Personal information
- Full name: Steven Hughes
- Born: 26 March 1974 (age 51)

Playing information
- Position: Centre
Club
| Years | Team | Pld | T | G | FG | P |
| 1993–01 | Canterbury Bulldogs | 70 | 29 | 0 | 0 | 116 |
- Source:
- Father: Garry Hughes
- Relatives: Corey Hughes (brother) Glen Hughes (brother) Graeme Hughes (uncle) Mark Hughes (uncle) Peter Moore (great uncle)

= Steven Hughes (rugby league) =

Australian rugby league footballer

Steven Hughes (born 26 March 1974) is an Australian former professional rugby league footballer who played for the Canterbury-Bankstown Bulldogs in the National Rugby League.

==Background==
Hughes is the son of former Canterbury five-eighth Garry Hughes. Both his elder brother, Glen Hughes, and younger brother, Corey Hughes, also played for the club.

==Playing career==
Hughes made his first-grade debut for Canterbury against the Brisbane Broncos in Round 17 of 1993 at the Queensland Sport and Athletics Centre. He played at centre in Canterbury's 1994 grand final loss to the Canberra Raiders at the Sydney Football Stadium. Hughes missed the entire 1995 ARL season due a knee injury.
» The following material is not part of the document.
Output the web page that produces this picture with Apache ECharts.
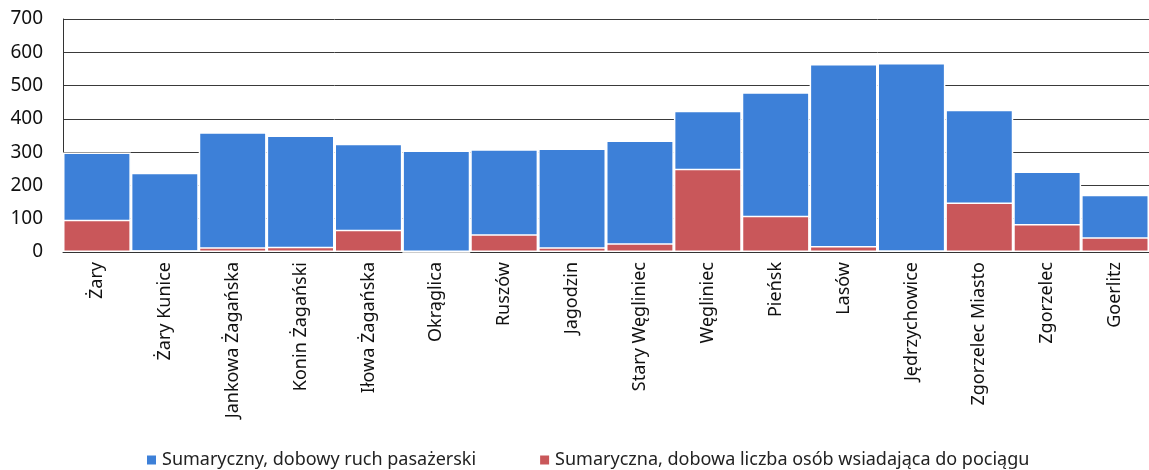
<!DOCTYPE html>
<html>
<head>
<meta charset="utf-8">
<script src="https://cdn.jsdelivr.net/npm/echarts@6/dist/echarts.min.js"></script>
<style>
  html, body { margin: 0; padding: 0; background: #fff; }
  #chart { width: 1149px; height: 470px; }
</style>
</head>
<body>
<div id="chart"></div>
<script>
const stations = ['Żary', 'Żary Kunice', 'Jankowa Żagańska', 'Konin Żagański', 'Iłowa Żagańska',
  'Okrąglica', 'Ruszów', 'Jagodzin', 'Stary Węgliniec', 'Węgliniec', 'Pieńsk', 'Lasów',
  'Jędrzychowice', 'Zgorzelec Miasto', 'Zgorzelec', 'Goerlitz'];
const totalTraffic = [299, 238, 360, 350, 325, 305, 309, 311, 335, 424, 480, 565, 568, 427, 242, 172];
const boarding = [97, 5, 14, 16, 67, 0, 53, 14, 26, 250, 109, 18, 4, 149, 84, 44];
const seriesNames = ['Sumaryczny, dobowy ruch pasażerski', 'Sumaryczna, dobowa liczba osób wsiadająca do pociągu'];

const chart = echarts.init(document.getElementById('chart'));
const font = 'Noto Sans';

chart.setOption({
  animation: false,
  textStyle: { fontFamily: font },
  grid: { left: 63, right: 0, top: 19, bottom: 218 },
  legend: {
    left: 140,
    top: 446,
    itemWidth: 11,
    itemHeight: 11,
    itemGap: 62,
    icon: 'rect',
    textStyle: { fontSize: 18, color: '#222', fontFamily: font },
    data: seriesNames
  },
  xAxis: {
    type: 'category',
    data: stations,
    axisLine: { lineStyle: { color: '#333', width: 1 } },
    axisTick: { show: false },
    axisLabel: { rotate: 90, fontSize: 18, color: '#111', margin: 10, interval: 0 }
  },
  yAxis: {
    type: 'value',
    min: 0,
    max: 700,
    interval: 100,
    axisLine: { show: true, lineStyle: { color: '#333', width: 1 } },
    axisTick: { show: false },
    axisLabel: { fontSize: 19, color: '#111', margin: 20 },
    splitLine: { lineStyle: { color: '#3a3a3a', width: 1 } }
  },
  series: [
    {
      name: seriesNames[0],
      type: 'bar',
      data: totalTraffic,
      barCategoryGap: 0,
      barGap: '-100%',
      itemStyle: { color: '#3d80d8', borderColor: '#fff', borderWidth: 1.5 }
    },
    {
      name: seriesNames[1],
      type: 'bar',
      data: boarding,
      barCategoryGap: 0,
      barGap: '-100%',
      itemStyle: { color: '#c9575a', borderColor: '#fff', borderWidth: 1.5 }
    }
  ]
});
</script>
</body>
</html>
Canterbury would go on to win their 7th premiership that year defeating Manly-Warringah in the grand final.

Hughes then missed the entire 1997 season with a similar injury. In 1998, Hughes played in Canterbury's reserve grade premiership winning side. He had an injury-plagued career in the NRL, amassing 70 first-grade games in nine seasons. He retired at the conclusion of the 2001 NRL season having made a total of 185 appearances for Canterbury across all grades.